Ruben, try this link:

http://www.web.sadds.btinternet.c…

Michael Robinson  •  Link

Skulls on the St. Olive's Gateway from Seething Lane

A detailed photo:
http://flickr.com/photos/33533603…

The gate is dated 1658 and therefore prior to the great plague. Buildings of England: London I, City, p. 254. attributes the design to the Dutch sculptor/architect Hendrik de Keyser (1565-1621) probably transmitted through his English son-in-law, Nicholas Stone (1586-1647). Such carved or painted 'memento-mori' were a baroque commonplace, for example in the churchyard of St. Katherine Cree there is a portland stone door-case with a cadaver carved in the pediment, dated 1631.

Second Reading

Terry Foreman  •  Link

"Very contrary newes to-day upon the ‘Change, some that our fleete hath taken some of the Dutch East India ships, others that we did attaque it at Bergen and were repulsed, others that our fleete is in great danger after this attaque by meeting with the great body now gone out of Holland, almost 100 sayle of men of warr."

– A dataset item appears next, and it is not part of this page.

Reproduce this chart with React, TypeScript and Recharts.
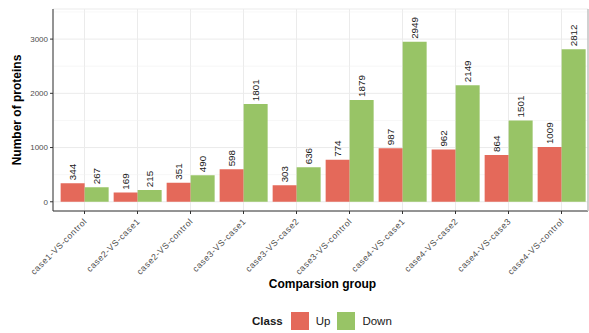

L&M: For the engagement at Bergen, see http://www.pepysdiary.com/diary/1…

Terry Foreman  •  Link

"Poor gentleman! that he should be come from France so soon to fall sick, and of that disease too, when he should be gone to see a fine lady, his mistresse."

L&M: Sandwich on 18 December abandoned negotiations for the match on hearing that the King had disposed the hand of Elizabeth Malet elsewhere, and in 1667 Hinchingbrooke married Lady Anne Burlington. He had been abroad -- with a tutor in Paris and traveling -- for the past four years.

Elisabeth  •  Link

A fine lady -- Elizabeth Malet

On May 28, 1665, Sam recorded the attempted kidnapping of Malet by the notorious Earl of Rochester. Spoiler: Malet and Rochester married in 1667.

San Diego Sarah  •  Link

GETTING AHEAD OF OURSELVES:

"L&M: Sandwich on 18 December abandoned negotiations for the match on hearing that the King had disposed the hand of Elizabeth Malet elsewhere, and in 1667 Hinchingbrooke married Lady Anne Burlington. He had been abroad -- with a tutor in Paris and traveling -- for the past four years."

Sandwich WILL abandon negotiations next February 1665/66 -- see https://www.pepysdiary.com/diary/… . Hinchingbrooke will marry Lady Anne BOYLE, daughter of Richard Boyle, 1st Earl of Burlington and 2nd Earl of Cork (niece of Robert Boyle FRS).

And now Elizabeth has just branded an impoverished 18-year-old Earl as 'notorious'. He only got home from his grand tour on December 25 (delivered a letter from Minette to Charles II) and then was taken home to Ditchley, OXON by his tutor. He's been cooling his heels in the country, wondering how to make a living, and thinking a rich wife would be a good start ... hence the kidnapping which got him into a boat-load of trouble with the King, who loves him (because he's fun, rather like his father who shared Charles' escape after Worcester, and his years abroad). But 'notorious'? -- not yet.

San Diego Sarah  •  Link

Bunhill Cemetery today: https://www.ianvisits.co.uk/blog/…...

And the Salty One's favorite Millennium preacher was to be found there at this time:
In 1656 Thomas Vincent was incorporated at Cambridge. He was soon put into the sequestered rectory of St. Mary Magdalene, Milk Street, London, and held it until the Uniformity Act of 1662 ejected him. Vincent retired to Hoxton, where he preached privately while assisting Thomas Doolittle in his school at Bunhill Fields.
For more information see http://www.apuritansmind.com/puri…...

George Fox was interred in the Nonconformists' burying ground at Bunhill Fields on 16 January, 1691 in the presence of thousands of mourners.

Bunhill Fields burial ground's historic significance has been recognized by its designation as a grade II listed building, as part of the Bunhill Fields Burial ground and Finsbury Square conservation area.

It is the last resting place for about 120,000 bodies. The site has a long history as a burial ground, but is most significant for its Nonconformist connections, dating from the 17th century, and the burial of prominent people including William Blake, Daniel Defoe, John Bunyan and Susannah Wesley.